Goal of the exercise:
Give the listing again character for character, but drop the images.

start Information provided

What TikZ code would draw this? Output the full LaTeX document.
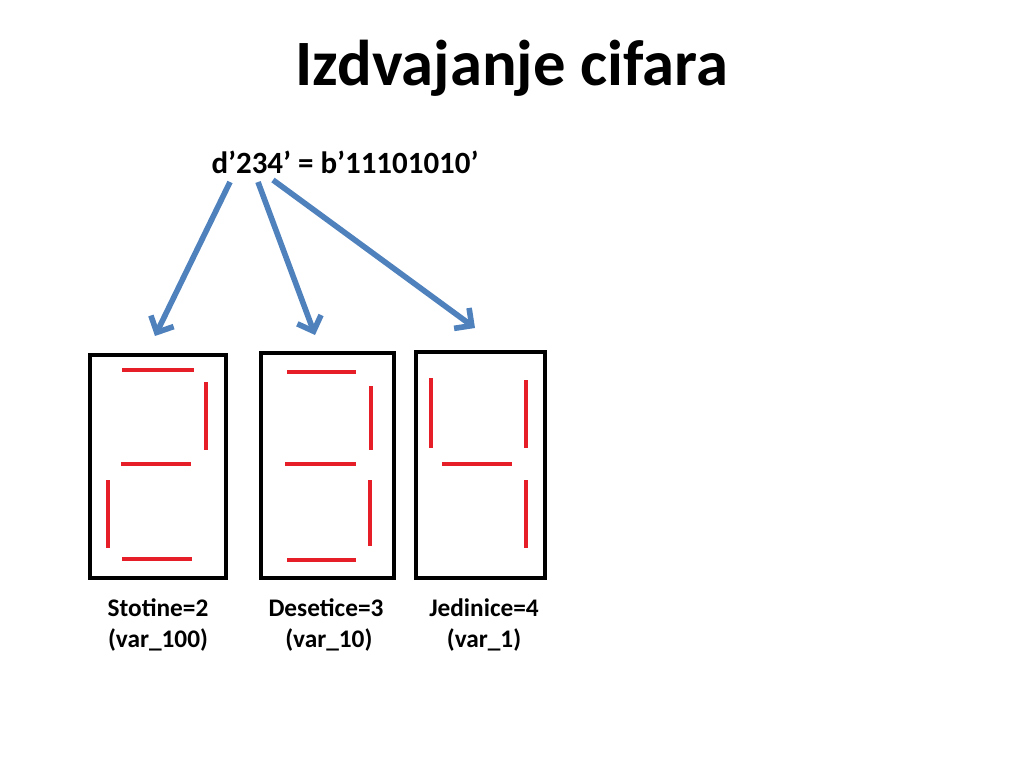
\documentclass[tikz,border=0pt]{standalone}
\usepackage{fontspec}
\setmainfont{Carlito}
\usetikzlibrary{arrows.meta}
\definecolor{segred}{RGB}{230,30,40}
\definecolor{arrowblue}{RGB}{79,129,189}
\tikzset{
  digitbox/.style={draw=black, line width=2.8pt},
  seg/.style={draw=segred, line width=2.6pt},
  pointer/.style={draw=arrowblue, line width=4pt, -{Straight Barb[length=9pt,width=18pt]}},
  caption/.style={font=\bfseries\fontsize{18}{22}\selectfont, align=center}
}
\begin{document}
\begin{tikzpicture}[x=0.025cm, y=-0.025cm]
                \useasboundingbox (0, 0) rectangle (1024, 768);
                % Naslov
                \node (title) at (512, 68) {\bfseries\fontsize{46}{50}\selectfont Izdvajanje cifara};
                \node (number) at (345, 162) {\bfseries\fontsize{22}{26}\selectfont d’234’ = b’11101010’};
                % Strelice
                \coordinate (from100) at (230, 182);
                \coordinate (from10) at (258, 182);
                \coordinate (from1) at (273, 180);
                \coordinate (to100) at (155, 336);
                \coordinate (to10) at (315, 335);
                \coordinate (to1) at (475, 328);
                \draw [pointer] (from100) -- (to100);
                \draw [pointer] (from10) -- (to10);
                \draw [pointer] (from1) -- (to1);
                % Stotine
                \draw [digitbox] (90, 355) rectangle (226, 578);
                \draw [seg] (122, 370) -- (194, 370);
                \draw [seg] (206, 382) -- (206, 450);
                \draw [seg] (121, 464) -- (191, 464);
                \draw [seg] (108, 480) -- (108, 548);
                \draw [seg] (122, 559) -- (192, 559);
                % Desetice
                \draw [digitbox] (261, 353) rectangle (394, 578);
                \draw [seg] (287, 372) -- (356, 372);
                \draw [seg] (371, 386) -- (371, 450);
                \draw [seg] (285, 464) -- (356, 464);
                \draw [seg] (370, 480) -- (370, 546);
                \draw [seg] (287, 560) -- (356, 560);
                % Jedinice
                \draw [digitbox] (416, 352) rectangle (545, 578);
                \draw [seg] (431, 378) -- (431, 448);
                \draw [seg] (526, 380) -- (526, 448);
                \draw [seg] (442, 464) -- (512, 464);
                \draw [seg] (526, 480) -- (526, 548);
                % Oznake
                \node [caption] (lab100) at (158, 625) {Stotine=2\\(var\_100)};
                \node [caption] (lab10) at (326, 625) {Desetice=3\\\ (var\_10)};
                \node [caption] (lab1) at (484, 625) {Jedinice=4\\(var\_1)};
            \end{tikzpicture}
\end{document}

end Information provided

Complete response:
What TikZ code would draw this? Output the full LaTeX document.
\documentclass[tikz,border=0pt]{standalone}
\usepackage{fontspec}
\setmainfont{Carlito}
\usetikzlibrary{arrows.meta}
\definecolor{segred}{RGB}{230,30,40}
\definecolor{arrowblue}{RGB}{79,129,189}
\tikzset{
  digitbox/.style={draw=black, line width=2.8pt},
  seg/.style={draw=segred, line width=2.6pt},
  pointer/.style={draw=arrowblue, line width=4pt, -{Straight Barb[length=9pt,width=18pt]}},
  caption/.style={font=\bfseries\fontsize{18}{22}\selectfont, align=center}
}
\begin{document}
\begin{tikzpicture}[x=0.025cm, y=-0.025cm]
                \useasboundingbox (0, 0) rectangle (1024, 768);
                % Naslov
                \node (title) at (512, 68) {\bfseries\fontsize{46}{50}\selectfont Izdvajanje cifara};
                \node (number) at (345, 162) {\bfseries\fontsize{22}{26}\selectfont d’234’ = b’11101010’};
                % Strelice
                \coordinate (from100) at (230, 182);
                \coordinate (from10) at (258, 182);
                \coordinate (from1) at (273, 180);
                \coordinate (to100) at (155, 336);
                \coordinate (to10) at (315, 335);
                \coordinate (to1) at (475, 328);
                \draw [pointer] (from100) -- (to100);
                \draw [pointer] (from10) -- (to10);
                \draw [pointer] (from1) -- (to1);
                % Stotine
                \draw [digitbox] (90, 355) rectangle (226, 578);
                \draw [seg] (122, 370) -- (194, 370);
                \draw [seg] (206, 382) -- (206, 450);
                \draw [seg] (121, 464) -- (191, 464);
                \draw [seg] (108, 480) -- (108, 548);
                \draw [seg] (122, 559) -- (192, 559);
                % Desetice
                \draw [digitbox] (261, 353) rectangle (394, 578);
                \draw [seg] (287, 372) -- (356, 372);
                \draw [seg] (371, 386) -- (371, 450);
                \draw [seg] (285, 464) -- (356, 464);
                \draw [seg] (370, 480) -- (370, 546);
                \draw [seg] (287, 560) -- (356, 560);
                % Jedinice
                \draw [digitbox] (416, 352) rectangle (545, 578);
                \draw [seg] (431, 378) -- (431, 448);
                \draw [seg] (526, 380) -- (526, 448);
                \draw [seg] (442, 464) -- (512, 464);
                \draw [seg] (526, 480) -- (526, 548);
                % Oznake
                \node [caption] (lab100) at (158, 625) {Stotine=2\\(var\_100)};
                \node [caption] (lab10) at (326, 625) {Desetice=3\\\ (var\_10)};
                \node [caption] (lab1) at (484, 625) {Jedinice=4\\(var\_1)};
            \end{tikzpicture}
\end{document}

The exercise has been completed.